In the very old movies when a gangster talked about going to prison it was often called “The Big House”.  Events of the past couple of months have got me confused.  For example, consider the group from Nevada and Arizona who have decided to “occupy” the buildings on a national wildlife refuge in Oregon.  For national, read federal.  The leader, one Ammon Bundy, is the son of the guy in Nevada or Arizona who owes a million dollars in grazing fees but conducts demonstrations, mostly while wearing a gun.  But this bunch in Oregon does not meet the full deck of cards test.  First, I don’t know why they are doing this.  They do not explain their cause well but do have nice hats.  And there is nobody living near the refuge.  The local population consists of a) the natural birds, b) the dozen or so occupiers, and c) far more press in total than the protesters and maybe even the birds.  

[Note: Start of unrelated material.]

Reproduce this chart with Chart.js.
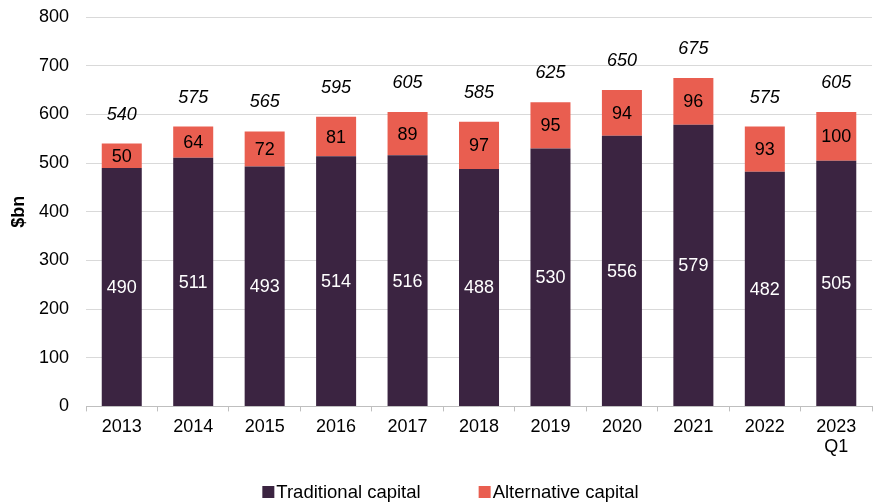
<!DOCTYPE html>
<html>
<head>
<meta charset="utf-8">
<script src="https://cdn.jsdelivr.net/npm/chart.js@4/dist/chart.umd.min.js"></script>
<style>
html,body{margin:0;padding:0;background:#fff;}
#wrap{width:875px;height:504px;}
</style>
</head>
<body>
<div id="wrap"><canvas id="c" width="875" height="504"></canvas></div>
<script>
const categories = ['2013','2014','2015','2016','2017','2018','2019','2020','2021','2022',['2023','Q1']];
const traditional = [490,511,493,514,516,488,530,556,579,482,505];
const alternative = [50,64,72,81,89,97,95,94,96,93,100];
const totals = [540,575,565,595,605,585,625,650,675,575,605];
const yTicks = [0,100,200,300,400,500,600,700,800];
const seriesNames = ['Traditional capital','Alternative capital'];
const seriesColors = ['#3B2441','#E95E50'];

const FONT = '"Liberation Sans", Arial, sans-serif';

const labelPlugin = {
  id: 'labels',
  afterDatasetsDraw(chart) {
    const ctx = chart.ctx;
    ctx.save();
    ctx.textAlign = 'center';
    ctx.textBaseline = 'middle';
    const m0 = chart.getDatasetMeta(0), m1 = chart.getDatasetMeta(1);
    m0.data.forEach((el, i) => {
      ctx.font = '18px ' + FONT;
      ctx.fillStyle = '#ffffff';
      ctx.fillText(String(traditional[i]), el.x, (el.y + el.base) / 2 + 1);
      const e1 = m1.data[i];
      ctx.fillStyle = '#000000';
      ctx.fillText(String(alternative[i]), e1.x, (e1.y + e1.base) / 2 + 1);
      ctx.font = 'italic 18px ' + FONT;
      ctx.fillText(String(totals[i]), e1.x, chart.scales.y.getPixelForValue(totals[i]) - 29);
    });
    ctx.restore();
  }
};

const legendPlugin = {
  id: 'customLegend',
  afterDraw(chart) {
    const ctx = chart.ctx;
    ctx.save();
    ctx.font = '18.5px ' + FONT;
    ctx.textBaseline = 'middle';
    ctx.textAlign = 'left';
    const box = 12, gapText = 2, gapItem = 58;
    const widths = seriesNames.map(n => box + gapText + ctx.measureText(n).width);
    const total = widths[0] + gapItem + widths[1];
    let x = (chart.width - total) / 2 + 13;
    const yc = 492;
    seriesNames.forEach((n, i) => {
      ctx.fillStyle = seriesColors[i];
      ctx.fillRect(x, yc - 6, box, box);
      ctx.fillStyle = '#000';
      ctx.fillText(n, x + box + gapText, yc + 1);
      x += widths[i] + gapItem;
    });
    ctx.restore();
  }
};

new Chart(document.getElementById('c'), {
  type: 'bar',
  data: {
    labels: categories,
    datasets: [
      { label: seriesNames[0], data: traditional, backgroundColor: seriesColors[0], borderWidth: 0 },
      { label: seriesNames[1], data: alternative, backgroundColor: seriesColors[1], borderWidth: 0 }
    ]
  },
  options: {
    responsive: false,
    animation: false,
    devicePixelRatio: 1,
    layout: { padding: { left: 10, right: 3, top: 0, bottom: 41 } },
    datasets: { bar: { barPercentage: 0.56, categoryPercentage: 1.0 } },
    scales: {
      x: {
        stacked: true,
        grid: { display: true, offset: true, drawOnChartArea: false, drawTicks: true, tickLength: 5, color: '#bfbfbf' },
        border: { display: true, color: '#bfbfbf', width: 1 },
        ticks: { color: '#000', font: { size: 18, family: FONT, lineHeight: 1.1 }, padding: 6, maxRotation: 0 }
      },
      y: {
        stacked: true,
        min: 0, max: 800,
        afterBuildTicks(axis) { axis.ticks = yTicks.map(v => ({ value: v })); },
        grid: { color: '#d9d9d9', drawTicks: false, lineWidth: 1 },
        border: { display: false },
        ticks: { color: '#000', font: { size: 18, family: FONT, lineHeight: 0.01 }, padding: 17 },
        title: { display: true, text: '$bn', color: '#000', font: { size: 18, weight: 'bold', family: FONT, lineHeight: 1.0 }, padding: { top: 0, bottom: -6 } }
      }
    },
    plugins: {
      legend: { display: false },
      tooltip: { enabled: false }
    }
  },
  plugins: [labelPlugin, legendPlugin]
});
</script>
</body>
</html>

Now add the fact that it is darn cold up there, a circumstance for which the protesters seem not to be ready.  Further, they have asked others to send them things for support, chief among the requests being “snacks”.  You can’t make this up.  Do they want candy bars, Cheetos, jerky sticks, donuts, or something else?  They have broken the law but seem to have sentenced themselves to a no house-big house of their own choosing.   If you are confined to a totally isolated place, very cold, no normal comforts, no snacks, etc., isn’t that like putting yourself in an outside slammer?   My vote is that they invite all like-minded souls to join them so that such populations are reduced elsewhere.   They could put up a sign.  Read from the inside the sign could read, “Protectors of ranching rights, somewhere”, where the other side of the sign, seen from the outside, could read, “Malheur Federal Correctional Facility”.  And none of this would cost taxpayers unless the feds buy some snacks for them.

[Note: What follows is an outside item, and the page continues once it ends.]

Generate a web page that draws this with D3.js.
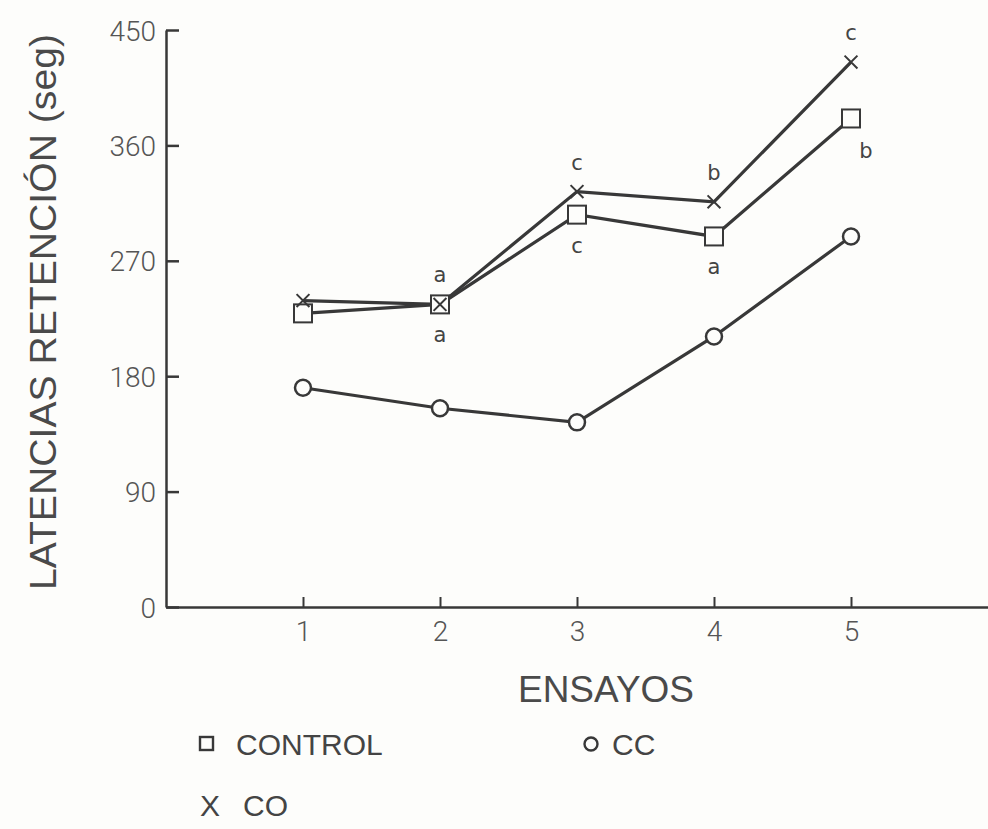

Next comes the elected county commissioner from southern Utah who deliberately and with a lot of publicity violated federal law by driving his ATV around the protected Recapture Canyon.  He knew it was illegal, loudly proclaimed his rights exceeded those of all the people and the federal government in particular, and pretty much boasted that the feds could take a hike straight to hell.  His words and those of his compadres were spread all over the media with great joy.  That is, until the wheels of justice slowly turned on a steady course and a substantial fine for restitution was ordered by the federal judge and all that remained was the question of jail time.  As sentencing drew near the bellicosity and bravado of the offender disappeared as fast as the rabbit down the hole in Alice in Wonderland.  Such a model  (and transformation ) to remorse, repentance, and humility has seldom been seen.  

Finally, we come to “El Chapo”, henceforth referred to by the proper English translation to “Shorty”.  Shorty, not to be confused with my beloved friend “The Muddled Male” (who is also vertically challenged), has been recaptured some 6 months after his latest escape.  Shorty is a horrible drug dealer in Mexico who has managed to escape the toughest prisons in that country.  So it is of great surprise to me that there is talk of extraditing him to the U.S. so he can be put in a supermax prison here.  

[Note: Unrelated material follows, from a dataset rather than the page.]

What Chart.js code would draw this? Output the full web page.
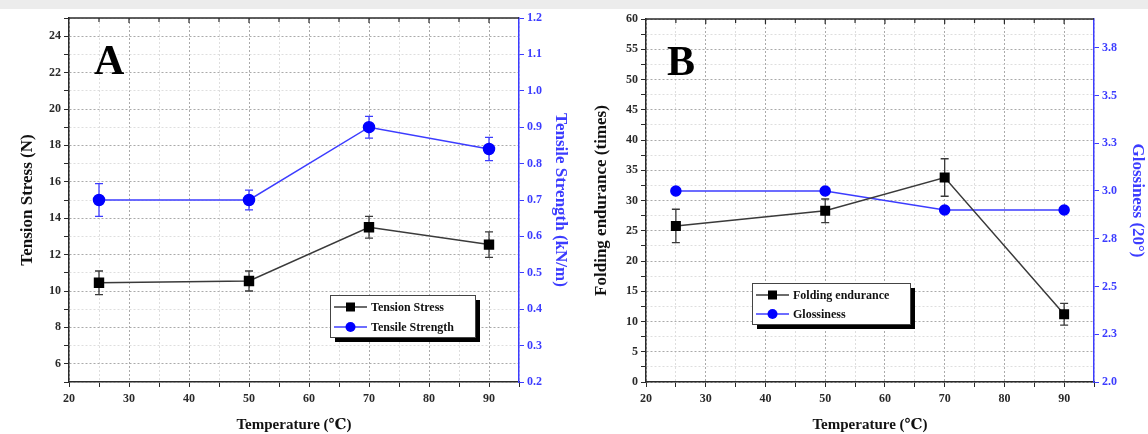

My question is, “Why would we want him here”?   The Donald has stated that our borders are porous and that many of those who come here from Mexico are rapists, murderers, and worse.  So I expect to hear immediately from the Donald that bringing Shorty here is clearly wrong and with his wall proposal  will as promised solve all the problems (with Mexico carrying the price).  I will continue to buy green bananas until I hear a direct statement of opposition to a Shorty extradition from the Donald himself.  On the plus side if Shorty does end up here we could build a mini-scale prison (perhaps ½ size) for him as he does not need much of a ceiling.  Sort of a souped up hamster cage would suffice.  It could even have a wheel for exercise, a little pool/tub/drinking attachment, and fresh newspaper on the floor every morning.